To be sure, Washington is still dominated by East-West “old thinking,” and may well put pressure on the already overburdened Europeans to move forward with the FTA for exactly the reasons rejected by Brok, and probably by the Germans in general. But whether that pressure will prevail is another matter. As always, it hardly needs to be added, changes of heart connect to the pocketbook as well. At a time when the entire global market hangs by a thread because of the EU’s debt crisis, and there is open speculation about rolling defaults and the breakup of the Euro zone, qualms about “standards” may be just the excuse Europeans need. What better way for them to back out of a deal that brings neither side much tangible benefit but which they fear could subject them to an open-ended commitment on top of the existing ones they no longer can meet?
FTA or Not, Rule of Law Reforms Needed
As the Economist quotes former foreign minister Petro Poroshenko, “Ukraine’s options are not only a question of money or gas.

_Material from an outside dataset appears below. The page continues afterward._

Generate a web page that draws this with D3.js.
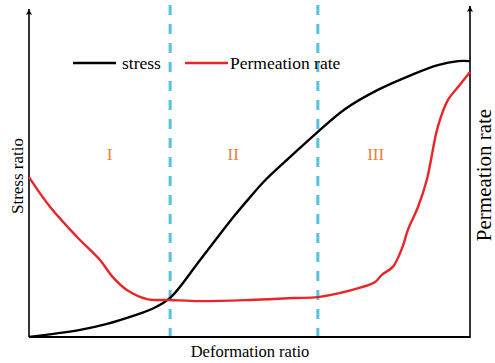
<!DOCTYPE html>
<html>
<head>
<meta charset="utf-8">
<script src="https://cdn.jsdelivr.net/npm/d3@7"></script>
<style>
  html, body { margin: 0; padding: 0; background: #fff; }
  svg { display: block; }
</style>
</head>
<body>
<svg id="chart" width="495" height="363"></svg>
<script>
// Deformation ratio (0..1) sampled along each curve
const stressX = [0, 0.116, 0.177, 0.236, 0.281, 0.32, 0.388, 0.463, 0.501, 0.535, 0.596, 0.655, 0.717, 0.791, 0.868, 0.927, 0.973, 1.0];
const stressY = [0, 0.025, 0.046, 0.074, 0.10, 0.137, 0.27, 0.42, 0.49, 0.549, 0.637, 0.72, 0.80, 0.867, 0.92, 0.954, 0.968, 0.968];

const permX = [0, 0.048, 0.109, 0.161, 0.19, 0.222, 0.268, 0.32, 0.388, 0.501, 0.603, 0.655, 0.755, 0.785, 0.80, 0.825, 0.846, 0.859, 0.882, 0.902, 0.927, 0.95, 0.973, 1.0];
const permY = [0.561, 0.456, 0.351, 0.27, 0.21, 0.165, 0.133, 0.13, 0.126, 0.13, 0.137, 0.14, 0.175, 0.193, 0.218, 0.246, 0.312, 0.375, 0.456, 0.551, 0.737, 0.832, 0.877, 0.93];

// Stage boundaries on the deformation axis
const stageBounds = [0.32, 0.655];
const stageLabels = ["I", "II", "III"];
const stageLabelX = [0.183, 0.463, 0.786];

const legendNames = ["stress", "Permeation rate"];
const legendColors = ["#000000", "#e8262a"];

const serif = '"Liberation Serif", "Times New Roman", Times, "DejaVu Serif", serif';

const svg = d3.select("#chart").attr("font-family", serif);
const plotLeft = 29, plotRight = 470, plotBottom = 337, plotTop = 52;

const x = d3.scaleLinear().domain([0, 1]).range([plotLeft, plotRight]);
const y = d3.scaleLinear().domain([0, 1]).range([plotBottom, plotTop]);

// arrow marker
svg.append("defs").append("marker")
  .attr("id", "arrow").attr("viewBox", "0 0 10 10")
  .attr("refX", 5).attr("refY", 0)
  .attr("markerWidth", 6).attr("markerHeight", 10)
  .attr("markerUnits", "userSpaceOnUse")
  .attr("orient", "0")
  .append("path").attr("d", "M5,0 L10,10 L5,8 L0,10 Z").attr("fill", "#000");

// stage divider lines
svg.selectAll(".divider").data(stageBounds).join("line")
  .attr("class", "divider")
  .attr("x1", d => x(d)).attr("x2", d => x(d))
  .attr("y1", 5).attr("y2", plotBottom)
  .attr("stroke", "#55c3dc").attr("stroke-width", 3)
  .attr("stroke-dasharray", "10,9");

// axes
svg.append("line").attr("x1", plotLeft).attr("x2", plotLeft).attr("y1", plotBottom).attr("y2", 9)
  .attr("stroke", "#000").attr("stroke-width", 1.6).attr("marker-end", "url(#arrow)");
svg.append("line").attr("x1", plotRight).attr("x2", plotRight).attr("y1", plotBottom + 1).attr("y2", 6)
  .attr("stroke", "#000").attr("stroke-width", 1.6).attr("marker-end", "url(#arrow)");
svg.append("line").attr("x1", plotLeft).attr("x2", plotRight).attr("y1", plotBottom).attr("y2", plotBottom)
  .attr("stroke", "#000").attr("stroke-width", 1.8);

const line = d3.line().curve(d3.curveCatmullRom.alpha(0.5));

svg.append("path")
  .attr("d", line(stressX.map((d, i) => [x(d), y(stressY[i])])))
  .attr("fill", "none").attr("stroke", "#000").attr("stroke-width", 2.4);

svg.append("path")
  .attr("d", line(permX.map((d, i) => [x(d), y(permY[i])])))
  .attr("fill", "none").attr("stroke", "#e8262a").attr("stroke-width", 2.4);

// stage labels
svg.selectAll(".stage").data(stageLabels).join("text")
  .attr("class", "stage")
  .attr("x", (d, i) => x(stageLabelX[i])).attr("y", 160)
  .attr("text-anchor", "middle")
  .attr("font-size", 17).attr("fill", "#e5843a")
  .text(d => d);

// legend
const legendX = [73, 185];
const legendTextX = [122, 230];
legendNames.forEach((name, i) => {
  svg.append("line").attr("x1", legendX[i]).attr("x2", legendX[i] + 43)
    .attr("y1", 63).attr("y2", 63)
    .attr("stroke", legendColors[i]).attr("stroke-width", 2.4);
  svg.append("text").attr("x", legendTextX[i]).attr("y", 69)
    .attr("font-size", 17.5).attr("fill", "#000").text(name);
});

// axis titles
svg.append("text").attr("x", 250).attr("y", 357).attr("text-anchor", "middle")
  .attr("font-size", 16.5).text("Deformation ratio");
svg.append("text").attr("transform", "translate(23,176) rotate(-90)")
  .attr("text-anchor", "middle").attr("font-size", 17).text("Stress ratio");
svg.append("text").attr("transform", "translate(491,175) rotate(-90)")
  .attr("text-anchor", "middle").attr("font-size", 21).text("Permeation rate");
</script>
</body>
</html>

Ukraine has ways to boost revenues,” he says: “stopping stealing, removing restrictions on exports, privatizing state property more honestly.” A true legal reform doesn’t mean just backtracking on Timoshenko, whose treatment “has signaled to prosecutors and the security services that they have a free hand,” according to the Economist: “Raiding of businesses by armed men is widespread. Businessmen say the climate is worse than a decade ago,” under Leonid Kuchma’s tenure.
President Yanukovich’s embrace of legal reform points to a real and historic opportunity to strengthen the rule of law in Ukraine. He should be encouraged to take it. But such reform shouldn’t be just a ploy to save the FTA agreement, which may be beyond help anyway.